> _Given request_: Quote the lines exactly, starting with the line that contains "Rebuild this chart" and ending with the line that contains "from matplotlib.colors import", and leave out all other lines.

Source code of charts
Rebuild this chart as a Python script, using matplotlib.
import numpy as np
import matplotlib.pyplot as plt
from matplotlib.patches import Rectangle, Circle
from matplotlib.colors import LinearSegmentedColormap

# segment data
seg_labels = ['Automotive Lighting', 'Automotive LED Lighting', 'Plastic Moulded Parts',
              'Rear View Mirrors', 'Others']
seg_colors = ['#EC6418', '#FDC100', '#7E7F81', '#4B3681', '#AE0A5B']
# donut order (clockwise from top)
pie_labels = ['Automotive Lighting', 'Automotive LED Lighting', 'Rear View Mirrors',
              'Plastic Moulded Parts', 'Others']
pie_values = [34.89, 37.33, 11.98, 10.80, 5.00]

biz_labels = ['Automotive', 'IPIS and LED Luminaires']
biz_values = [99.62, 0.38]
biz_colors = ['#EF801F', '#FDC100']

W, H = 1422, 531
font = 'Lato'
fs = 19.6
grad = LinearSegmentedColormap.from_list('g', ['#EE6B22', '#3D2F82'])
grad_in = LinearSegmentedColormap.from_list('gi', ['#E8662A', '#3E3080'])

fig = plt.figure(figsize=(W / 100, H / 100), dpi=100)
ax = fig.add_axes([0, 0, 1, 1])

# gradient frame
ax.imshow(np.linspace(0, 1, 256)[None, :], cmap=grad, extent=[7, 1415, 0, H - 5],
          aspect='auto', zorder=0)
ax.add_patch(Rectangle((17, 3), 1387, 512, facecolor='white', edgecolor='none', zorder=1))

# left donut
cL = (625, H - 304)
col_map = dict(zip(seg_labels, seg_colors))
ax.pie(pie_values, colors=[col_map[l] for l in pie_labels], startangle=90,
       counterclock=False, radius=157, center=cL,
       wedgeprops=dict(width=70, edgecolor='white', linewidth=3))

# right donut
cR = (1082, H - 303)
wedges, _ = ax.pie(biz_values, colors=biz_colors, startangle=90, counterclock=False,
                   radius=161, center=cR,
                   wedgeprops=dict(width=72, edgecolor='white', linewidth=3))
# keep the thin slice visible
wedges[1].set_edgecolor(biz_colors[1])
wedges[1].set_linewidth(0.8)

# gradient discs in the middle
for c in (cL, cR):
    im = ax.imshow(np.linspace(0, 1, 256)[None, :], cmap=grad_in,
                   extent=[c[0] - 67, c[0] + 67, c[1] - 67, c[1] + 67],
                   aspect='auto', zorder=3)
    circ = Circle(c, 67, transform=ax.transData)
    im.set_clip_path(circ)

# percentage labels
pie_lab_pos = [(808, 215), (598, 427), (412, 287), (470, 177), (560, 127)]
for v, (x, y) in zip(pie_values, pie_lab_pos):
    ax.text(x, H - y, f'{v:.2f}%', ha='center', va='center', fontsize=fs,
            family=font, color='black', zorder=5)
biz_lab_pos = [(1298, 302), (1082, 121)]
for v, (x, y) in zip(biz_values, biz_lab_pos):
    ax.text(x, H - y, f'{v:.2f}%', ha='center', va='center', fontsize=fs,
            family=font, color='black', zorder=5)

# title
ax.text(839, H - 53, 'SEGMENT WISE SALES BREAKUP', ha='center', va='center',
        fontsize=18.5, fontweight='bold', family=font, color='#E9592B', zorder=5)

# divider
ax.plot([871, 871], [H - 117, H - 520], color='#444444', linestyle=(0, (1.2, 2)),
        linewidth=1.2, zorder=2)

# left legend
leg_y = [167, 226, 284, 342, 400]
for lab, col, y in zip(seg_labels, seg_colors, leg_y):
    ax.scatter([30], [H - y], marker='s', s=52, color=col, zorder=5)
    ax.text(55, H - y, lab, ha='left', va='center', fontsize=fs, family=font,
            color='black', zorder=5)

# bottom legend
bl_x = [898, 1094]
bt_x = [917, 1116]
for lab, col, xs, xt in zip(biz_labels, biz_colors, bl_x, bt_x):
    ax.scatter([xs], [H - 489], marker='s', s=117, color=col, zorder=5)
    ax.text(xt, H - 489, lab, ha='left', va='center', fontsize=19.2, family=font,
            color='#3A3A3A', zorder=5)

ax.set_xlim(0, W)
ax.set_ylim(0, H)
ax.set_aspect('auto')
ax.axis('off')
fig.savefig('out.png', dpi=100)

==

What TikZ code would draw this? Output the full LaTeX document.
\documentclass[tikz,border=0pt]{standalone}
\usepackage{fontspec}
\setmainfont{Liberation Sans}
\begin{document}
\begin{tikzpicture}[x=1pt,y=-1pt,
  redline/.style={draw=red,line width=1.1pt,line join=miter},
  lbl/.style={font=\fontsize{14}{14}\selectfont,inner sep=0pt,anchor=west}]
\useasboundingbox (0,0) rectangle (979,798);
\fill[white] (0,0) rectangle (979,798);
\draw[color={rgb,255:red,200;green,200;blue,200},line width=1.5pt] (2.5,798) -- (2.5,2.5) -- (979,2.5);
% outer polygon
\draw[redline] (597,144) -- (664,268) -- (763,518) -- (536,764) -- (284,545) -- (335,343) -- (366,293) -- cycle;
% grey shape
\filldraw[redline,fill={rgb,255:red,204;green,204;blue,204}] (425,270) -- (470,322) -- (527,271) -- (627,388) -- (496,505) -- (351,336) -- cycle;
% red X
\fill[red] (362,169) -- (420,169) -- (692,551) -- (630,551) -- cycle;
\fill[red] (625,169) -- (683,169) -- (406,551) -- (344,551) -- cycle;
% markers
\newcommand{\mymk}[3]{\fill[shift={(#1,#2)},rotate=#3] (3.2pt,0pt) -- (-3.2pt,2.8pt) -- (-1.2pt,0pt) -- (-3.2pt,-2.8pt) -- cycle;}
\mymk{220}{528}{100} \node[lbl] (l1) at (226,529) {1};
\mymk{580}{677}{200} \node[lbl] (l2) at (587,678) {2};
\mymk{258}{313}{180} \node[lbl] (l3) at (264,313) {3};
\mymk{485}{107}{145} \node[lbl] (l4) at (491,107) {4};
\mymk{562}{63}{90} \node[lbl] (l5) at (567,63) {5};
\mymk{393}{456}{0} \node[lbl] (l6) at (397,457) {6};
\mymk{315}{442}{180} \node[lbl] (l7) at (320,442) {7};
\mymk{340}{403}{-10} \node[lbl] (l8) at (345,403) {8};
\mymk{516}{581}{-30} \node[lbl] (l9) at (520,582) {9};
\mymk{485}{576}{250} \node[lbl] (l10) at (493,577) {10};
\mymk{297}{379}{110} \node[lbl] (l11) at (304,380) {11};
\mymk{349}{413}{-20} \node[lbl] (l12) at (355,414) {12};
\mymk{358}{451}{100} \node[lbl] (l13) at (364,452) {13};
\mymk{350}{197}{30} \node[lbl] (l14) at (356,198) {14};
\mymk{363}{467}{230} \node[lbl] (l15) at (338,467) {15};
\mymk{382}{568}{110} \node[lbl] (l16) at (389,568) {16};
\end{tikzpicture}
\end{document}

> _Problem solution_:
Rebuild this chart as a Python script, using matplotlib.
import numpy as np
import matplotlib.pyplot as plt
from matplotlib.patches import Rectangle, Circle
from matplotlib.colors import LinearSegmentedColormap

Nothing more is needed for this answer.